Collected data:
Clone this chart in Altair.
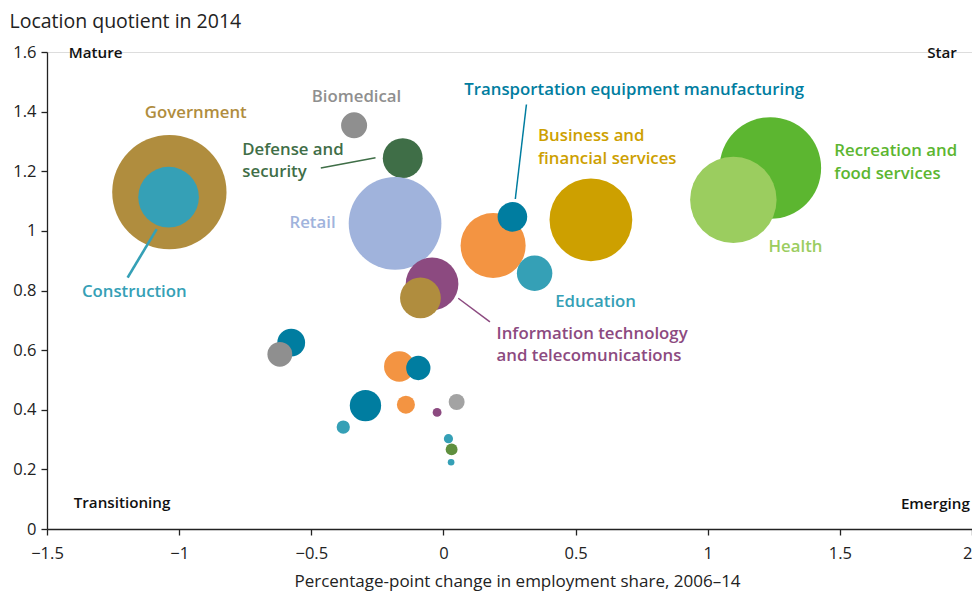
import altair as alt
import pandas as pd
import math

# ---------------- data ----------------
bubble_group = ["gov", "teal", "gray", "defense", "retail", "purple", "gov", "orange",
                "transport", "teal", "business", "recreation", "health",
                "transport", "gray", "orange", "transport", "transport", "orange",
                "purple", "gray2", "teal", "teal", "green", "teal"]
emp_change = [-1.037, -1.040, -0.338, -0.154, -0.183, -0.043, -0.087, 0.188,
              0.261, 0.345, 0.558, 1.237, 1.097,
              -0.576, -0.619, -0.167, -0.095, -0.295, -0.142,
              -0.024, 0.050, -0.379, 0.019, 0.031, 0.029]
location_quotient = [1.130, 1.113, 1.354, 1.244, 1.025, 0.822, 0.775, 0.951,
                     1.047, 0.858, 1.037, 1.211, 1.104,
                     0.625, 0.586, 0.545, 0.540, 0.414, 0.417,
                     0.391, 0.426, 0.342, 0.303, 0.267, 0.224]
employment = [4160, 1170, 216, 506, 2735, 882, 529, 1347,
              279, 400, 2181, 3283, 2381,
              246, 196, 296, 188, 313, 104,
              25, 81, 56, 27, 45, 14]

group_names = ["gov", "teal", "gray", "defense", "retail", "purple", "orange",
               "transport", "business", "recreation", "health", "green", "gray2", "black"]
bubble_colors = ["#B08D3E", "#35A0B6", "#8F8F8F", "#3F6E47", "#A0B3DC", "#8C4A80", "#F39442",
                 "#007DA0", "#CDA000", "#5CB630", "#9BCD5F", "#5F8F3E", "#A3A3A3", "#111111"]
label_colors = ["#B08D3E", "#35A0B6", "#8A8A8A", "#3F6E47", "#7B93C8", "#8C4A80", "#F39442",
                "#007DA0", "#CDA000", "#5CB630", "#8DBF55", "#5F8F3E", "#A3A3A3", "#111111"]

# sector labels (one row per text line)
label_text = ["Defense and", "security", "Transportation equipment manufacturing",
              "Business and", "financial services", "Recreation and", "food services",
              "Health", "Education", "Information technology", "and telecomunications",
              "Construction"]
label_group = ["defense", "defense", "transport", "business", "business", "recreation",
               "recreation", "health", "teal", "purple", "purple", "teal"]
label_x = [-0.761, -0.761, 0.079, 0.358, 0.358, 1.479, 1.479, 1.230, 0.423, 0.201, 0.201, -1.368]
label_y = [1.270, 1.196, 1.472, 1.317, 1.241, 1.267, 1.191, 0.947, 0.762, 0.654, 0.580, 0.796]

center_text = ["Government", "Biomedical"]
center_group = ["gov", "gray"]
center_x = [-0.937, -0.329]
center_y = [1.397, 1.449]

right_text = ["Retail"]
right_group = ["retail"]
right_x = [-0.408]
right_y = [1.025]

quad_text = ["Mature", "Transitioning", "Star", "Emerging"]
quad_align = ["left", "left", "right", "right"]
quad_x = [-1.418, -1.399, 1.943, 1.992]
quad_y = [1.597, 0.087, 1.598, 0.085]

# leader lines
line_group = ["teal", "defense", "transport", "purple"]
line_x1 = [-1.195, -0.464, 0.314, 0.056]
line_y1 = [0.843, 1.211, 1.424, 0.774]
line_x2 = [-1.085, -0.257, 0.272, 0.176]
line_y2 = [1.006, 1.245, 1.107, 0.695]
line_width = [2.6, 1.5, 1.5, 1.5]

x_ticks = [-1.5, -1, -0.5, 0, 0.5, 1, 1.5, 2]
y_ticks = [0, 0.2, 0.4, 0.6, 0.8, 1, 1.2, 1.4, 1.6]

# ---------------- chart ----------------
FONT = "Open Sans"
bubbles = pd.DataFrame({"group": bubble_group, "x": emp_change, "y": location_quotient,
                        "emp": employment, "order": list(range(len(employment)))})
labels = pd.DataFrame({"text": label_text, "group": label_group, "x": label_x, "y": label_y})
clabels = pd.DataFrame({"text": center_text, "group": center_group, "x": center_x, "y": center_y})
rlabels = pd.DataFrame({"text": right_text, "group": right_group, "x": right_x, "y": right_y})
quads = pd.DataFrame({"text": quad_text, "align": quad_align, "x": quad_x, "y": quad_y})
lines = pd.DataFrame({"group": line_group, "x": line_x1, "y": line_y1, "x2": line_x2,
                      "y2": line_y2, "w": line_width})

W, H = 925, 477

xscale = alt.Scale(domain=[-1.5, 2], nice=False, zero=False)
yscale = alt.Scale(domain=[0, 1.6], nice=False, zero=False)
bcol = alt.Scale(domain=group_names, range=bubble_colors)
lcol = alt.Scale(domain=group_names, range=label_colors)
maxe = max(employment)

xaxis = alt.Axis(values=x_ticks, format=".1~f", grid=False, domainColor="#222",
                 domainWidth=1.3, tickColor="#222", tickWidth=1.3, tickSize=6,
                 labelFont=FONT, labelFontSize=16.5, labelColor="#222", labelPadding=10,
                 labelAlign=alt.expr("datum.value == 2 ? 'right' : 'center'"),
                 title="Percentage-point change in employment share, 2006–14",
                 titleFont=FONT, titleFontSize=17, titleFontWeight="normal",
                 titleColor="#222", titleX=470, titleY=52, titleAlign="center",
                 titleBaseline="middle", labelFlush=False)
yaxis = alt.Axis(values=y_ticks, format=".1~f", grid=False, domainColor="#222",
                 domainWidth=1.3, tickColor="#222", tickWidth=1.3, tickSize=6,
                 labelFont=FONT, labelFontSize=16.5, labelColor="#222", labelPadding=5,
                 title="Location quotient in 2014", titleFont=FONT, titleFontSize=19.5,
                 titleFontWeight="normal", titleColor="#222", titleAngle=0,
                 titleAlign="left", titleBaseline="middle", titleX=-38, titleY=-31,
                 labelFlush=False)

base = alt.Chart(bubbles)
pts = base.mark_circle(opacity=1, stroke=None).encode(
    x=alt.X("x:Q", scale=xscale, axis=xaxis),
    y=alt.Y("y:Q", scale=yscale, axis=yaxis),
    size=alt.Size("emp:Q", scale=alt.Scale(type="linear", domain=[0, maxe],
                                           range=[0, maxe * math.pi]), legend=None),
    color=alt.Color("group:N", scale=bcol, legend=None),
    order=alt.Order("order:Q"),
)

rules = alt.Chart(lines).mark_rule(strokeCap="butt").encode(
    x="x:Q", y="y:Q", x2="x2:Q", y2="y2:Q",
    color=alt.Color("group:N", scale=lcol, legend=None),
    strokeWidth=alt.StrokeWidth("w:Q", scale=None),
)

def txt(df, align):
    return alt.Chart(df).mark_text(align=align, baseline="middle", font=FONT,
                                   fontSize=16.8, fontWeight=600).encode(
        x="x:Q", y="y:Q", text="text:N",
        color=alt.Color("group:N", scale=lcol, legend=None))

quad_left = alt.Chart(quads).transform_filter("datum.align == 'left'").mark_text(
    align="left", baseline="middle", font=FONT, fontSize=15.2, fontWeight=600,
    color="#111").encode(x="x:Q", y="y:Q", text="text:N")
quad_right = alt.Chart(quads).transform_filter("datum.align == 'right'").mark_text(
    align="right", baseline="middle", font=FONT, fontSize=15.2, fontWeight=600,
    color="#111").encode(x="x:Q", y="y:Q", text="text:N")

chart = alt.layer(
    pts, rules, txt(labels, "left"), txt(clabels, "center"), txt(rlabels, "right"),
    quad_left, quad_right
).properties(
    width=W, height=H,
    autosize=alt.AutoSizeParams(type="none"),
    padding={"left": 39, "top": 44, "right": 0, "bottom": 64},
).configure_view(stroke=None).configure(background="white")

chart.save("out.html", embed_options={"renderer": "svg", "actions": False})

Problem statement: Starting at the top of the listing above, reproduce each line up to and including the one with "import math"; omit the pictures.

The output:
Clone this chart in Altair.
import altair as alt
import pandas as pd
import math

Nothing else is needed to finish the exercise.